Recipe: This recipe is categorized under Lebanese recipes, but it originated from Syria. Still, it’s very popular in Lebanon, where my parents are from!
Storage: Store any leftovers in an airtight container. They will last about 5-7 days in the fridge. Make sure to use a container that’s not too big so that it reduces any oxidation
Make Ahead Tips: If you choose to toast the walnuts and the breadcrumbs (which is an optional step), you can do this up to 2 days in advance. 
Sourcing: You can find pomegranate molasses at Middle Eastern markets, natural-foods stores or even in large supermarkets, often located with other Middle Eastern ingredients.
Substitutes: For best results, follow the recipe as is.
I have never tried this with any other nuts except for walnuts because that’s an integral part of the recipe. However if you have allergies you can try almonds or pecan. Let me know how it works!
Toast the walnuts and the breadcrumbs. You can do this on the stovetop or in the oven for an enhanced flavor. If you’re toasting on the stovetop, cook on a non-stick skillet over medium heat for 3-5 minutes, stirring occasionally. If you’re toasting the oven, bake at 350˚F for 5 minutes, stirring halfway through.

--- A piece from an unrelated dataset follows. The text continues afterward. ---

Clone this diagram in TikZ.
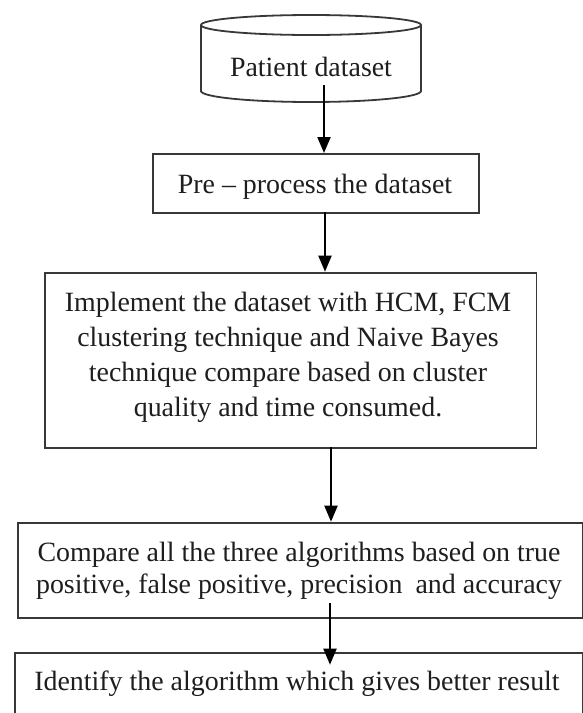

Roast the bell pepper in the oven instead of using jarred. This will enhanced the smokey flavor of the peppers and create slightly less moisture in the dip.
If you can’t find pomegranate molasses, it’s best to substitute it with lemon juice. You can also add a teaspoon of honey to mimic the unique sweet and bitter flavor of pomegranate molasses. One other option is to make your own by reducing pomegranate syrup in a pan on medium-low heat until it looks like a balsamic glaze.
Equipment: I used the Kitchen Aid food processor to blend the dip. If you don’t have a food processor, you can also use a blender. This may require more stopping and scraping though to ensure even blending without any chunks.  
* Please note the nutrition label does not include the extra oil for garnishing or pita chips.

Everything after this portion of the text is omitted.